The padrones understood that Capone’s real job was racketeering: The pasticceria was only a front and recruiting tool. He lured useful young toughs like Reles with free coffee and pastries. He engaged them with his avuncular singsong accent and riccios warm from the oven, then asked if they wanted to earn pocket money running a few hoodlum errands in their spare time. He could offer them more work, he said, if things went well.
Things did go well for Reles—so well that he became Capone’s full-time enforcer, bagman, and lookout. He spent his days shaking down whorehouses and collecting extortion payments from defenseless bakers and grocers. Reles was Brooklyn’s toughest teenage runt, an undersized street punk with a hair-trigger temper. He stopped to commiserate with butchers and tobacconists after a brick thrown from the street shattered their shop window, and a second brick broke it again after a pricey repair. How unfortunate, Reles said, that a good-for-nothing kid was breaking their window and they could do nothing about it. What you need, he suggested, is a watchman to protect your shop. Reles could arrange it for thirty dollars up front and five dollars a week thereafter.
If they failed to pay promptly Reles barged in, all bulging arms and menace. He ripped goods from shelves and threw his oversized fists. He put his face close and, through sprays of spittle, issued threats in his odd baritone lisp. I give you a nice deal and this is how you repay me, you schmuck? If you want to be my fucking friend, you’ll have the fucking money ready next time. He might throw them to the floor and press his foot to their neck. His anger was real and dialed to a piercing pitch.
Reles commanded his own small gang made up of his childhood friends: Harry Strauss, a linebacker-sized heavy who took sadistic joy in violence, and Martin Goldstein, a mean little wiseass with wide-set frog eyes and an oily, sneering presence. Together they were schlammers, the Yiddish term for intimidator.
As the schlammers made their rounds, Reles sometimes encountered his father, Sam, a stooped figure in a shapeless old hat, kibitzing in Yiddish with customers as he sold pants and shirts from a wooden pushcart parked among the fruit and pickle vendors on Pitkin Avenue, Brownsville’s commercial thoroughfare. Sam and his wife, Rose, had arrived in 1900 from the Jewish slums of Galicia, an Austro-Hungarian province. They settled in the Brooklyn neighborhood of Brownsville instead of the noisome Jewish ghetto of Manhattan’s Lower East Side because it was roomier, cheaper, and newly linked to the city by elevated subway and, in 1903, the opening of the Williamsburg Bridge.

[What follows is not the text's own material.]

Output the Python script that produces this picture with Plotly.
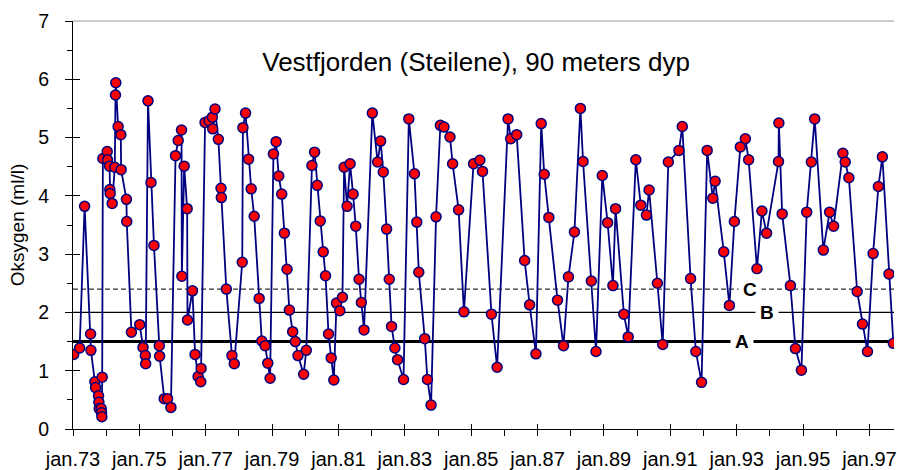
"""Oksygen ved 90 meters dyp i Vestfjorden (Steilene), 1973-1997."""

import plotly.graph_objects as go

# Prøvetidspunkt (desimalår) og oksygen (ml/l)
years = [
    1973.02, 1973.20, 1973.35, 1973.53, 1973.54, 1973.66, 1973.68, 1973.77, 1973.78, 1973.79,
    1973.85, 1973.86, 1973.87, 1973.88, 1973.90, 1974.03, 1974.04, 1974.10, 1974.11, 1974.12,
    1974.18, 1974.26, 1974.28, 1974.29, 1974.36, 1974.44, 1974.45, 1974.61, 1974.62, 1974.76,
    1975.01, 1975.11, 1975.18, 1975.19, 1975.26, 1975.35, 1975.44, 1975.60, 1975.61, 1975.75,
    1975.85, 1975.95, 1976.09, 1976.17, 1976.27, 1976.28, 1976.35, 1976.44, 1976.45, 1976.60,
    1976.68, 1976.77, 1976.85, 1976.86, 1976.98, 1977.10, 1977.20, 1977.21, 1977.28, 1977.38,
    1977.46, 1977.47, 1977.62, 1977.79, 1977.86, 1978.10, 1978.12, 1978.20, 1978.29, 1978.37,
    1978.46, 1978.61, 1978.69, 1978.79, 1978.87, 1978.94, 1979.04, 1979.12, 1979.20, 1979.29,
    1979.37, 1979.45, 1979.52, 1979.62, 1979.70, 1979.78, 1979.95, 1980.03, 1980.20, 1980.28,
    1980.36, 1980.45, 1980.54, 1980.61, 1980.70, 1980.78, 1980.86, 1980.94, 1981.04, 1981.12,
    1981.17, 1981.26, 1981.35, 1981.44, 1981.52, 1981.62, 1981.69, 1981.77, 1982.02, 1982.18,
    1982.27, 1982.35, 1982.45, 1982.53, 1982.60, 1982.70, 1982.78, 1982.96, 1983.12, 1983.29,
    1983.36, 1983.42, 1983.60, 1983.68, 1983.79, 1983.94, 1984.07, 1984.18, 1984.36, 1984.44,
    1984.62, 1984.78, 1985.07, 1985.26, 1985.34, 1985.61, 1985.78, 1986.11, 1986.19, 1986.37,
    1986.61, 1986.76, 1986.95, 1987.11, 1987.20, 1987.34, 1987.60, 1987.78, 1987.93, 1988.11,
    1988.29, 1988.37, 1988.62, 1988.76, 1988.95, 1989.11, 1989.27, 1989.35, 1989.60, 1989.73,
    1989.96, 1990.11, 1990.28, 1990.36, 1990.61, 1990.77, 1990.94, 1991.26, 1991.36, 1991.61,
    1991.77, 1991.94, 1992.11, 1992.28, 1992.35, 1992.61, 1992.78, 1992.93, 1993.11, 1993.26,
    1993.36, 1993.61, 1993.76, 1993.90, 1994.26, 1994.27, 1994.37, 1994.62, 1994.77, 1994.95,
    1995.11, 1995.25, 1995.35, 1995.61, 1995.80, 1995.92, 1996.20, 1996.27, 1996.38, 1996.63,
    1996.79, 1996.94, 1997.11, 1997.27, 1997.39, 1997.59, 1997.72,
]
oxygen = [
    1.28, 1.39, 3.82, 1.63, 1.35, 0.81, 0.71, 0.57, 0.46, 0.35,
    0.35, 0.28, 0.21, 0.89, 4.64, 4.76, 4.62, 4.51, 4.11, 4.04,
    3.87, 4.49, 5.73, 5.94, 5.19, 5.05, 4.45, 3.94, 3.56, 1.66,
    1.79, 1.40, 1.26, 1.12, 5.63, 4.23, 3.15, 1.43, 1.25, 0.52,
    0.52, 0.37, 4.69, 4.95, 5.13, 2.62, 4.51, 3.78, 1.87, 2.37,
    1.28, 0.90, 0.81, 1.04, 5.26, 5.29, 5.35, 5.15, 5.49, 4.97,
    4.13, 3.97, 2.40, 1.26, 1.12, 2.86, 5.17, 5.42, 4.63, 4.12,
    3.65, 2.24, 1.51, 1.43, 1.13, 0.87, 4.72, 4.93, 4.34, 4.03,
    3.36, 2.74, 2.04, 1.67, 1.50, 1.26, 0.94, 1.35, 4.52, 4.75,
    4.18, 3.57, 3.04, 2.63, 1.63, 1.22, 0.84, 2.16, 2.03, 2.26,
    4.49, 3.82, 4.55, 4.03, 3.48, 2.57, 2.17, 1.70, 5.42, 4.58,
    4.94, 4.41, 3.43, 2.57, 1.76, 1.39, 1.19, 0.85, 5.32, 4.38,
    3.55, 2.69, 1.55, 0.85, 0.41, 3.64, 5.21, 5.18, 5.01, 4.55,
    3.76, 2.01, 4.55, 4.61, 4.42, 1.97, 1.06, 5.32, 4.98, 5.05,
    2.89, 2.13, 1.29, 5.24, 4.37, 3.63, 2.21, 1.43, 2.61, 3.38,
    5.50, 4.59, 2.54, 1.33, 4.35, 3.54, 2.46, 3.78, 1.97, 1.58,
    4.62, 3.84, 3.67, 4.10, 2.50, 1.45, 4.58, 4.78, 5.19, 2.58,
    1.33, 0.80, 4.78, 3.96, 4.25, 3.04, 2.12, 3.56, 4.84, 4.98,
    4.62, 2.75, 3.74, 3.36, 4.59, 5.25, 3.69, 2.46, 1.38, 1.01,
    3.72, 4.58, 5.32, 3.07, 3.72, 3.48, 4.73, 4.58, 4.31, 2.36,
    1.80, 1.33, 3.01, 4.16, 4.67, 2.66, 1.47,
]

# Grenseverdier A, B, C (ml/l)
limit_names = ["A", "B", "C"]
limit_values = [1.5, 2.0, 2.4]

label_years = list(range(1973, 1998, 2))
label_text = [f"jan.{y % 100:02d}" for y in label_years]
minor_years = list(range(1974, 1998, 2))

FONT = "Liberation Sans, Arial, sans-serif"
NAVY = "#000080"

fig = go.Figure()
fig.add_trace(
    go.Scatter(
        x=years,
        y=oxygen,
        mode="lines+markers",
        line={"color": NAVY, "width": 1.8},
        marker={"color": "#ff0000", "size": 10, "line": {"color": NAVY, "width": 1.5}},
        hoverinfo="x+y",
    )
)
# tom trace so the overlay axes (inside half of the crossing ticks) get drawn
fig.add_trace(go.Scatter(x=[], y=[], xaxis="x2", yaxis="y2", hoverinfo="skip"))

# limit lines
line_styles = {
    "A": {"color": "black", "width": 3},
    "B": {"color": "black", "width": 1.3},
    "C": {"color": "#333333", "width": 1.3, "dash": "5px,3px"},
}
label_pos = {"A": 1993.16, "B": 1993.91, "C": 1993.40}
for name, value in zip(limit_names, limit_values):
    fig.add_hline(y=value, line=line_styles[name], layer="below")
    fig.add_annotation(
        x=label_pos[name],
        y=value,
        text=f"<b>{name}</b>",
        showarrow=False,
        bgcolor="white",
        borderpad=4,
        font={"family": FONT, "size": 19, "color": "black"},
    )

# grey top border of the plot area
fig.add_shape(
    type="line", xref="paper", yref="paper", x0=0, x1=1, y0=1, y1=1,
    line={"color": "#999999", "width": 1},
)

x_range = [1973, 1997.74]
tick_font = {"family": FONT, "size": 20, "color": "black"}

fig.update_layout(
    width=897,
    height=470,
    margin={"l": 73, "r": 0, "t": 21, "b": 39},
    paper_bgcolor="white",
    plot_bgcolor="white",
    showlegend=False,
    font={"family": FONT, "color": "black"},
    title={
        "text": "Vestfjorden (Steilene), 90 meters dyp",
        "font": {"family": FONT, "size": 26, "color": "black"},
        "xref": "paper",
        "yref": "paper",
        "x": 0.491,
        "y": 0.90,
        "xanchor": "center",
        "yanchor": "middle",
    },
    xaxis={
        "range": x_range,
        "tickvals": label_years,
        "ticktext": label_text,
        "ticks": "outside",
        "ticklen": 6,
        "tickcolor": "black",
        "minor": {"tickvals": minor_years, "ticks": "outside", "ticklen": 6, "tickcolor": "black"},
        "showline": True,
        "linecolor": "black",
        "linewidth": 1,
        "showgrid": False,
        "zeroline": False,
        "tickfont": tick_font,
        "ticklabelstandoff": 6,
        "ticklabeloverflow": "allow",
    },
    xaxis2={
        "range": x_range,
        "overlaying": "x",
        "anchor": "y",
        "tickvals": label_years,
        "ticks": "inside",
        "ticklen": 5,
        "tickcolor": "black",
        "showticklabels": False,
        "showline": False,
        "showgrid": False,
        "zeroline": False,
    },
    yaxis={
        "range": [0, 7],
        "dtick": 1,
        "ticks": "outside",
        "ticklen": 7,
        "tickcolor": "black",
        "minor": {"dtick": 0.5, "ticks": "outside", "ticklen": 5, "tickcolor": "black"},
        "showline": True,
        "linecolor": "black",
        "linewidth": 1,
        "showgrid": False,
        "zeroline": False,
        "tickfont": {"family": FONT, "size": 19.5, "color": "black"},
        "ticklabelstandoff": 12,
        "title": {"text": "Oksygen (ml/l)", "font": {"family": FONT, "size": 19}, "standoff": 8},
    },
    yaxis2={
        "range": [0, 7],
        "overlaying": "y",
        "anchor": "x",
        "side": "left",
        "dtick": 1,
        "ticks": "inside",
        "ticklen": 7,
        "tickcolor": "black",
        "showticklabels": False,
        "showline": False,
        "showgrid": False,
        "zeroline": False,
    },
)

# the browser's default 8px body margin would push the figure out of the window
fig.write_html(
    "out.html",
    config={"displayModeBar": False},
    post_script="document.body.style.margin = '0';",
)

Brownsville was grimy beyond today’s imagining. It was a district of tenements and factories rising from the swampy flats of northeast Brooklyn, an outpost where newcomers could, with luck, hustle up a living doing manual labor and usher their children along the paths of advancement.
For Jewish immigrants like Sam and Rose, survival was success. They undertook a wrenching break from everything and everyone they knew in their shtetl to embark on a monthlong ocean passage in steerage while subsisting on herring and potatoes. Landing in Brownsville was triumph enough. Brooklyn was their Plymouth Rock, a hopeful new start.
Reles saw no heroics in his parents’ plight. He was unmindful of the ways in which they valiantly assumed hardship so that he and his brother, Max, and sisters, Bessie and Esther, could grow up American. He found the crude comforts of the tenement life pitifully inadequate and a source of shame. He looked down on his father, Sam, with his foreign manners and low station edging on penury. He pitied his weary mother, constantly washing clothes and cooking kreplach and krupnik soup, herring and blintzes over the sad little potbelly coal stove in their flat. Their Old World ways were alien to him, and embarrassing. He was tired of kugel. He wanted steak.
Reles grew up in a neighborhood that was, if anything, tougher than the Lower East Side. “More guys carried guns,” wrote Sammy Aaronson, who operated a gym where amateur boxers pounded punching bags, “and instead of six beatings a day there were six an hour.” It was probably the toughest neighborhood in America, maybe the toughest ever.
Reles was shrewd enough to observe that the wealthiest, most powerful men in Brooklyn were the racketeers Louis Capone reported to—big shots with fist-thick rolls of cash and long-hooded cars. Their money and political weight was a source of wonder to street-corner kids. Reles could see that the men moved in a secret world, a brotherhood ruled by its own code of honor.
The racketeers set an example for boys like Abe Reles: Americans need not labor for their luxuries, as his foolish father did. They simply grabbed their wealth. If Reles had to seize the golden calf with a Smith & Wesson shoved in his overcoat pocket, then so be it.
Prohibition uplifted gangsters like Meyer Lansky, Legs Diamond, and Lucky Luciano, and glamorized them. Before the Volstead Act shut the taps in 1920, small-time neighborhood crooks held up passersby and burgled homes. Prohibition was their deus ex machina, a gift bestowed from gangster heaven. Almost overnight local thugs were collaborating with larger networks to supply New York’s five thousand speakeasies. They smuggled cases of Scotch whiskey on freighters and rented speedboats and caravans of midnight trucks. The hootch earned them undreamed of profits. The money piles grew higher and higher. So much money flowed into their wallets that they could easily pay police and politicians look-the-other-way money on a massive scale.